# Information provided start
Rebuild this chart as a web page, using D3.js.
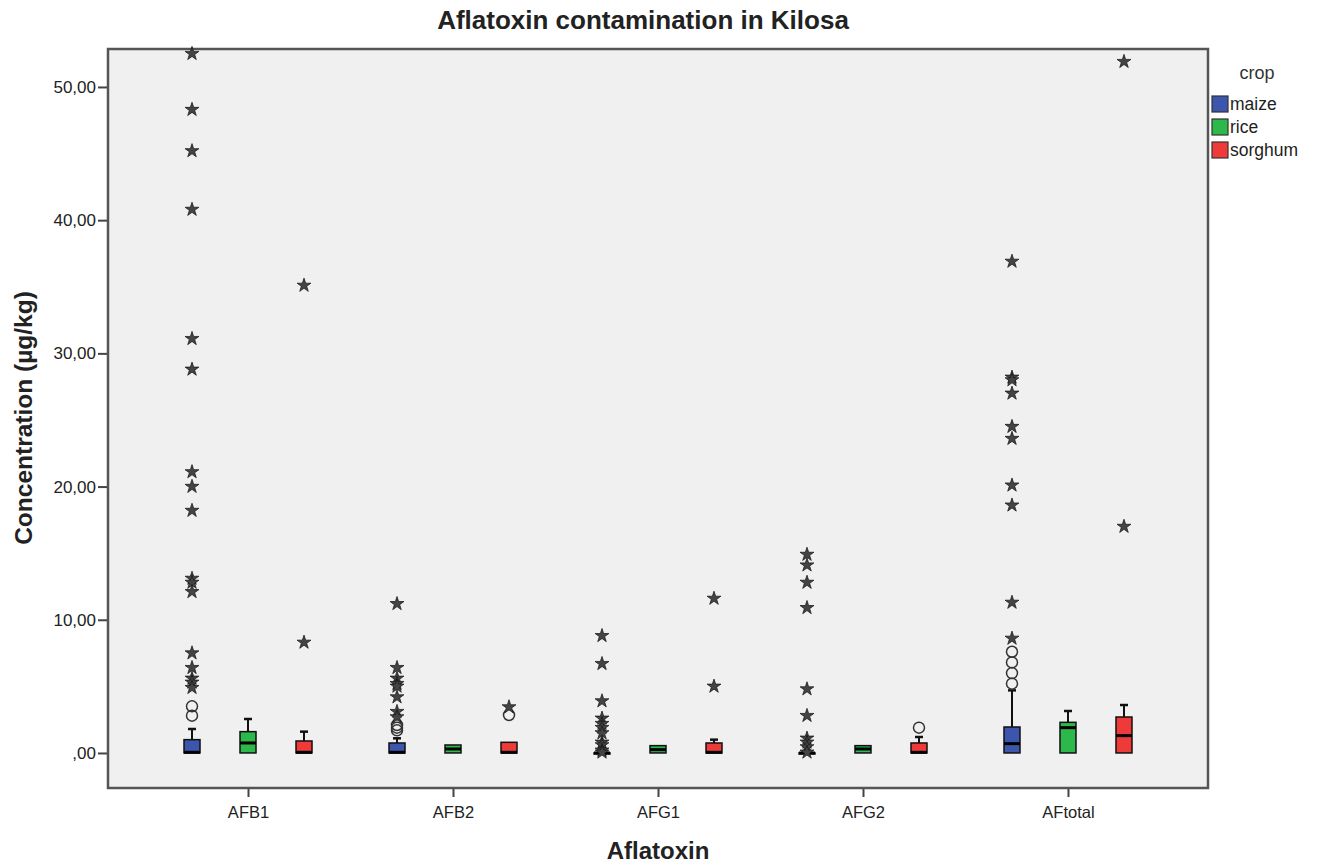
<!DOCTYPE html>
<html><head><meta charset="utf-8">
<script src="https://cdn.jsdelivr.net/npm/d3@7"></script>
<style>body{margin:0;background:#fff}svg{display:block}text{font-family:"Liberation Sans",Arial,sans-serif}</style>
</head><body><svg id="c" width="1320" height="865"></svg>
<script>
const categories = ["AFB1","AFB2","AFG1","AFG2","AFtotal"];
const crops = ["maize","rice","sorghum"];
const colors = ["#3D56AD","#2DB84B","#EF3A3A"];
const yTicks = [0,10,20,30,40,50];
const yTickLabels = [",00","10,00","20,00","30,00","40,00","50,00"];
// box stats per crop, per category: [q1, median, q3, whiskerHigh]
const maizeBox   = [[0,0.05,1.0,1.8],[0,0.05,0.75,1.1],[0,0,0,0],[0,0,0,0],[0,0.7,1.95,4.7]];
const riceBox    = [[0,0.75,1.6,2.55],[0,0.3,0.6,0.6],[0,0.25,0.55,0.55],[0,0.3,0.55,0.55],[0,1.9,2.3,3.15]];
const sorghumBox = [[0,0.05,0.9,1.6],[0,0.05,0.8,0.8],[0,0.05,0.75,1.0],[0,0.05,0.75,1.2],[0,1.3,2.7,3.6]];
// outliers (circles) and extremes (stars)
const maizeCircles = [[2.8,3.5],[1.7,1.9,2.1],[],[],[5.2,6.0,6.8,7.6]];
const maizeStars = [
  [52.5,48.3,45.2,40.8,31.1,28.8,21.1,20.0,18.2,13.1,12.8,12.1,7.5,6.4,5.6,5.3,4.9],
  [11.2,6.4,5.6,5.2,5.0,4.2,3.1,2.7],
  [8.8,6.7,3.9,2.6,2.2,1.9,1.5,0.8,0.6,0.2,0.05],
  [14.9,14.1,12.8,10.9,4.8,2.8,1.1,0.8,0.45,0.05],
  [36.9,28.2,28.0,27.0,24.5,23.6,20.1,18.6,11.3,8.6]
];
const riceCircles = [[],[],[],[],[]];
const riceStars = [[],[],[],[],[]];
const sorghumCircles = [[],[2.85],[],[1.9],[]];
const sorghumStars = [[35.1,8.3],[3.45],[11.6,5.0],[],[51.9,17.0]];

const boxes = [maizeBox, riceBox, sorghumBox];
const circles = [maizeCircles, riceCircles, sorghumCircles];
const stars = [maizeStars, riceStars, sorghumStars];

const svg = d3.select("#c");
const L=108,R=1208,T=49,B=788;
const x = d3.scalePoint().domain(categories).range([L,R]).padding(0.683);
const xi = d3.scalePoint().domain(crops).range([-56,56]);
const y = d3.scaleLinear().domain([-2.63,52.85]).range([B,T]);

svg.append("rect").attr("x",L).attr("y",T).attr("width",R-L).attr("height",B-T).attr("fill","#F0F0F0");

// y axis
const ya = svg.append("g").attr("transform",`translate(${L},0)`)
  .call(d3.axisLeft(y).tickValues(yTicks).tickFormat((d,i)=>yTickLabels[i]).tickSize(10).tickPadding(2));
ya.select(".domain").remove();
ya.selectAll("line").attr("stroke","#444").attr("stroke-width",2);
ya.selectAll("text").attr("font-size",17).attr("fill","#222");
// x axis
const xa = svg.append("g").attr("transform",`translate(0,${B})`)
  .call(d3.axisBottom(x).tickSize(9).tickPadding(9));
xa.select(".domain").remove();
xa.selectAll("line").attr("stroke","#444").attr("stroke-width",2);
xa.selectAll("text").attr("font-size",16.5).attr("fill","#222");

// frame
svg.append("rect").attr("x",L).attr("y",T).attr("width",R-L).attr("height",B-T)
  .attr("fill","none").attr("stroke","#555").attr("stroke-width",2.5);

const bw = 16;
crops.forEach((c,ci)=>{
  categories.forEach((cat,k)=>{
    const cx = x(cat)+xi(c);
    const [q1,med,q3,wh] = boxes[ci][k];
    const g = svg.append("g");
    if (wh>q3){
      g.append("line").attr("x1",cx).attr("x2",cx).attr("y1",y(q3)).attr("y2",y(wh)).attr("stroke","#111").attr("stroke-width",2);
      g.append("line").attr("x1",cx-4).attr("x2",cx+4).attr("y1",y(wh)).attr("y2",y(wh)).attr("stroke","#111").attr("stroke-width",2.5);
    }
    g.append("rect").attr("x",cx-bw/2).attr("y",y(q3)).attr("width",bw).attr("height",Math.max(y(q1)-y(q3),1))
      .attr("fill",colors[ci]).attr("stroke","#111").attr("stroke-width",1.5);
    g.append("line").attr("x1",cx-bw/2).attr("x2",cx+bw/2).attr("y1",y(med)).attr("y2",y(med)).attr("stroke","#000").attr("stroke-width",3);
    circles[ci][k].forEach(v=>{
      svg.append("circle").attr("cx",cx).attr("cy",y(v)).attr("r",5.5).attr("fill","none").attr("stroke","#333").attr("stroke-width",1.5);
    });
    stars[ci][k].forEach(v=>{
      svg.append("path").attr("d",d3.symbol(d3.symbolStar,60)()).attr("transform",`translate(${cx},${y(v)})`)
        .attr("fill","#444").attr("stroke","#111").attr("stroke-width",0.7);
    });
  });
});

// titles
svg.append("text").attr("x",643).attr("y",29).attr("text-anchor","middle").attr("font-size",26).attr("font-weight","bold").attr("fill","#222").text("Aflatoxin contamination in Kilosa");
svg.append("text").attr("x",658).attr("y",859).attr("text-anchor","middle").attr("font-size",24).attr("font-weight","bold").attr("fill","#222").text("Aflatoxin");
svg.append("text").attr("transform","translate(32,418) rotate(-90)").attr("text-anchor","middle").attr("font-size",24.5).attr("font-weight","bold").attr("fill","#222").text("Concentration (µg/kg)");

// legend
svg.append("text").attr("x",1257).attr("y",79).attr("text-anchor","middle").attr("font-size",18).attr("fill","#333").text("crop");
crops.forEach((c,i)=>{
  const yy = 96+i*23;
  svg.append("rect").attr("x",1212).attr("y",yy).attr("width",16).attr("height",16).attr("fill",colors[i]).attr("stroke","#333").attr("stroke-width",1.2);
  svg.append("text").attr("x",1230).attr("y",yy+14).attr("font-size",17.5).attr("fill","#222").text(c);
});
</script></body></html>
# Information provided end
What you have to do >> Extract the full listing above verbatim; pictures are to be left out of the copy.

Task solution >>
Rebuild this chart as a web page, using D3.js.
<!DOCTYPE html>
<html><head><meta charset="utf-8">
<script src="https://cdn.jsdelivr.net/npm/d3@7"></script>
<style>body{margin:0;background:#fff}svg{display:block}text{font-family:"Liberation Sans",Arial,sans-serif}</style>
</head><body><svg id="c" width="1320" height="865"></svg>
<script>
const categories = ["AFB1","AFB2","AFG1","AFG2","AFtotal"];
const crops = ["maize","rice","sorghum"];
const colors = ["#3D56AD","#2DB84B","#EF3A3A"];
const yTicks = [0,10,20,30,40,50];
const yTickLabels = [",00","10,00","20,00","30,00","40,00","50,00"];
// box stats per crop, per category: [q1, median, q3, whiskerHigh]
const maizeBox   = [[0,0.05,1.0,1.8],[0,0.05,0.75,1.1],[0,0,0,0],[0,0,0,0],[0,0.7,1.95,4.7]];
const riceBox    = [[0,0.75,1.6,2.55],[0,0.3,0.6,0.6],[0,0.25,0.55,0.55],[0,0.3,0.55,0.55],[0,1.9,2.3,3.15]];
const sorghumBox = [[0,0.05,0.9,1.6],[0,0.05,0.8,0.8],[0,0.05,0.75,1.0],[0,0.05,0.75,1.2],[0,1.3,2.7,3.6]];
// outliers (circles) and extremes (stars)
const maizeCircles = [[2.8,3.5],[1.7,1.9,2.1],[],[],[5.2,6.0,6.8,7.6]];
const maizeStars = [
  [52.5,48.3,45.2,40.8,31.1,28.8,21.1,20.0,18.2,13.1,12.8,12.1,7.5,6.4,5.6,5.3,4.9],
  [11.2,6.4,5.6,5.2,5.0,4.2,3.1,2.7],
  [8.8,6.7,3.9,2.6,2.2,1.9,1.5,0.8,0.6,0.2,0.05],
  [14.9,14.1,12.8,10.9,4.8,2.8,1.1,0.8,0.45,0.05],
  [36.9,28.2,28.0,27.0,24.5,23.6,20.1,18.6,11.3,8.6]
];
const riceCircles = [[],[],[],[],[]];
const riceStars = [[],[],[],[],[]];
const sorghumCircles = [[],[2.85],[],[1.9],[]];
const sorghumStars = [[35.1,8.3],[3.45],[11.6,5.0],[],[51.9,17.0]];

const boxes = [maizeBox, riceBox, sorghumBox];
const circles = [maizeCircles, riceCircles, sorghumCircles];
const stars = [maizeStars, riceStars, sorghumStars];

const svg = d3.select("#c");
const L=108,R=1208,T=49,B=788;
const x = d3.scalePoint().domain(categories).range([L,R]).padding(0.683);
const xi = d3.scalePoint().domain(crops).range([-56,56]);
const y = d3.scaleLinear().domain([-2.63,52.85]).range([B,T]);

svg.append("rect").attr("x",L).attr("y",T).attr("width",R-L).attr("height",B-T).attr("fill","#F0F0F0");

// y axis
const ya = svg.append("g").attr("transform",`translate(${L},0)`)
  .call(d3.axisLeft(y).tickValues(yTicks).tickFormat((d,i)=>yTickLabels[i]).tickSize(10).tickPadding(2));
ya.select(".domain").remove();
ya.selectAll("line").attr("stroke","#444").attr("stroke-width",2);
ya.selectAll("text").attr("font-size",17).attr("fill","#222");
// x axis
const xa = svg.append("g").attr("transform",`translate(0,${B})`)
  .call(d3.axisBottom(x).tickSize(9).tickPadding(9));
xa.select(".domain").remove();
xa.selectAll("line").attr("stroke","#444").attr("stroke-width",2);
xa.selectAll("text").attr("font-size",16.5).attr("fill","#222");

// frame
svg.append("rect").attr("x",L).attr("y",T).attr("width",R-L).attr("height",B-T)
  .attr("fill","none").attr("stroke","#555").attr("stroke-width",2.5);

const bw = 16;
crops.forEach((c,ci)=>{
  categories.forEach((cat,k)=>{
    const cx = x(cat)+xi(c);
    const [q1,med,q3,wh] = boxes[ci][k];
    const g = svg.append("g");
    if (wh>q3){
      g.append("line").attr("x1",cx).attr("x2",cx).attr("y1",y(q3)).attr("y2",y(wh)).attr("stroke","#111").attr("stroke-width",2);
      g.append("line").attr("x1",cx-4).attr("x2",cx+4).attr("y1",y(wh)).attr("y2",y(wh)).attr("stroke","#111").attr("stroke-width",2.5);
    }
    g.append("rect").attr("x",cx-bw/2).attr("y",y(q3)).attr("width",bw).attr("height",Math.max(y(q1)-y(q3),1))
      .attr("fill",colors[ci]).attr("stroke","#111").attr("stroke-width",1.5);
    g.append("line").attr("x1",cx-bw/2).attr("x2",cx+bw/2).attr("y1",y(med)).attr("y2",y(med)).attr("stroke","#000").attr("stroke-width",3);
    circles[ci][k].forEach(v=>{
      svg.append("circle").attr("cx",cx).attr("cy",y(v)).attr("r",5.5).attr("fill","none").attr("stroke","#333").attr("stroke-width",1.5);
    });
    stars[ci][k].forEach(v=>{
      svg.append("path").attr("d",d3.symbol(d3.symbolStar,60)()).attr("transform",`translate(${cx},${y(v)})`)
        .attr("fill","#444").attr("stroke","#111").attr("stroke-width",0.7);
    });
  });
});

// titles
svg.append("text").attr("x",643).attr("y",29).attr("text-anchor","middle").attr("font-size",26).attr("font-weight","bold").attr("fill","#222").text("Aflatoxin contamination in Kilosa");
svg.append("text").attr("x",658).attr("y",859).attr("text-anchor","middle").attr("font-size",24).attr("font-weight","bold").attr("fill","#222").text("Aflatoxin");
svg.append("text").attr("transform","translate(32,418) rotate(-90)").attr("text-anchor","middle").attr("font-size",24.5).attr("font-weight","bold").attr("fill","#222").text("Concentration (µg/kg)");

// legend
svg.append("text").attr("x",1257).attr("y",79).attr("text-anchor","middle").attr("font-size",18).attr("fill","#333").text("crop");
crops.forEach((c,i)=>{
  const yy = 96+i*23;
  svg.append("rect").attr("x",1212).attr("y",yy).attr("width",16).attr("height",16).attr("fill",colors[i]).attr("stroke","#333").attr("stroke-width",1.2);
  svg.append("text").attr("x",1230).attr("y",yy+14).attr("font-size",17.5).attr("fill","#222").text(c);
});
</script></body></html>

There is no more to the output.